Estamos no tempo da Quaresma, esses quarenta dias de oração e de penitência com que a Igreja nos prepara para a solene celebração da Páscoa.  Quarenta era um número particularmente significativo no mundo bíblico.  O dilúvio durou quarenta dias e quarenta noites.  O povo hebreu viveu quarenta anos de vida nômade no deserto.  Moisés passou quarenta dias junto de Deus no Sinai. Também foi o prazo dado por Jonas aos ninivitas para a conversão.  Mas, sobretudo, Jesus passou quarenta dias de jejum no deserto, o que inspirou o estabelecer-se na Igreja estes quarenta dias de penitência da Quaresma.

O tempo da Quaresma nos é oferecido, precisamente, como uma ocasião para nos colocarmos mais na escuta da Palavra de Deus que Se fez carne.
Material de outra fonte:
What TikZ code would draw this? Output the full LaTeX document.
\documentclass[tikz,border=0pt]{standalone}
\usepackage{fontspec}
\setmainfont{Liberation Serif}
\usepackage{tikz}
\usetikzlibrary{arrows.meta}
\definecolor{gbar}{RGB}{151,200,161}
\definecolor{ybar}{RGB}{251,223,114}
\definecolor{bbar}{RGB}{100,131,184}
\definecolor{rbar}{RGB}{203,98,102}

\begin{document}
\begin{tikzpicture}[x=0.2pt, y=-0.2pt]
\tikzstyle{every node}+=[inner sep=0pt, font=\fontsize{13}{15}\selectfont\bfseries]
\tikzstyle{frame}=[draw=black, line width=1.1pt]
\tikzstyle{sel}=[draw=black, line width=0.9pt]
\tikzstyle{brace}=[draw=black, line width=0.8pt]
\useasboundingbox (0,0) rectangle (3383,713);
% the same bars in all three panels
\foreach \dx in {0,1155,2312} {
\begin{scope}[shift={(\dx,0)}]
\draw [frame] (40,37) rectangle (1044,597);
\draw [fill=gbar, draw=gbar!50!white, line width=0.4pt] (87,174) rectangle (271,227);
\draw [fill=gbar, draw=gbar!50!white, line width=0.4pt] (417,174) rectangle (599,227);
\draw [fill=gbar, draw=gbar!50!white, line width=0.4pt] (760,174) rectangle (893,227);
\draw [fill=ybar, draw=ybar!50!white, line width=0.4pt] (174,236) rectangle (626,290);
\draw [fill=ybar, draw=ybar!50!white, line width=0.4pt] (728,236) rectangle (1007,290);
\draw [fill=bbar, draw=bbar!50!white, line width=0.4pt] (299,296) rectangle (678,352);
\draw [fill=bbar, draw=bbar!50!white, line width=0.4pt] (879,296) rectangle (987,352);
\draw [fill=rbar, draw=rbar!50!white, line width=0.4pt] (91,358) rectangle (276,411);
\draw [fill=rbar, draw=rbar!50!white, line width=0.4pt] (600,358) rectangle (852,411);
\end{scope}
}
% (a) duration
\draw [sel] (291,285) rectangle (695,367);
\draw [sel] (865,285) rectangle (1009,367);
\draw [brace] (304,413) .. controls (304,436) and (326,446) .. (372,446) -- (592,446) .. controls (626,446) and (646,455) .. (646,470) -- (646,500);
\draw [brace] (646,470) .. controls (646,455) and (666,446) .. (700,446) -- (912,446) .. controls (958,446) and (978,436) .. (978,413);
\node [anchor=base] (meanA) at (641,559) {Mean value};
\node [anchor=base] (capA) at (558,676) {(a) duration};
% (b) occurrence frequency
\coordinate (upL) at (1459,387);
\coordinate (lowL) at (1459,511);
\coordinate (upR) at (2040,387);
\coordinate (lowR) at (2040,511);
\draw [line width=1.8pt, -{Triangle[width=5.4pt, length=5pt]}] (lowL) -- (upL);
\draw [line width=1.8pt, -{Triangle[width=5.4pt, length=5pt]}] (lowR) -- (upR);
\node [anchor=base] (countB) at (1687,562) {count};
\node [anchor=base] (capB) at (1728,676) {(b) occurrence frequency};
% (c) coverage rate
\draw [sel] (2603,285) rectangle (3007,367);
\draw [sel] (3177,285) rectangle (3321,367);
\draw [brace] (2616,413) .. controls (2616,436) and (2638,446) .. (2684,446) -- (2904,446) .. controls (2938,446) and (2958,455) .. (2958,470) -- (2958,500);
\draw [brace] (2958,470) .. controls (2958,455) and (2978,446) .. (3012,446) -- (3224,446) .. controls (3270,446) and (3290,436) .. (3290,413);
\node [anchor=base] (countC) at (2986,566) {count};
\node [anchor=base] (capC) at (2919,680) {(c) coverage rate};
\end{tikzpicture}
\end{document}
Possamos aproveitar para aprofundar o nosso silêncio interior, tornando-nos mais atentos ao que Jesus quer dizer a cada um de nós.

E agora, ao celebrar a Eucaristia, Jesus nos dá o seu corpo e o seu sangue, para que de certa forma possamos saborear já aqui na terra a situação final, quando os nossos corpos mortais forem transfigurados à imagem do corpo glorioso de Cristo.

Como Pedro, Tiago e João, também nós somos convidados a subir ao Monte Tabor juntamente com Jesus, e a nos deixar deslumbrar pela Sua glória.  E Maria, que como Abraão esperou contra toda a esperança, nos ajude a reconhecer em Jesus o Filho de Deus e o Senhor da nossa vida.  E que esta quaresma possa constituir para cada um de nós um momento privilegiado de graça e possa trazer abundantes frutos de bem.   Assim seja.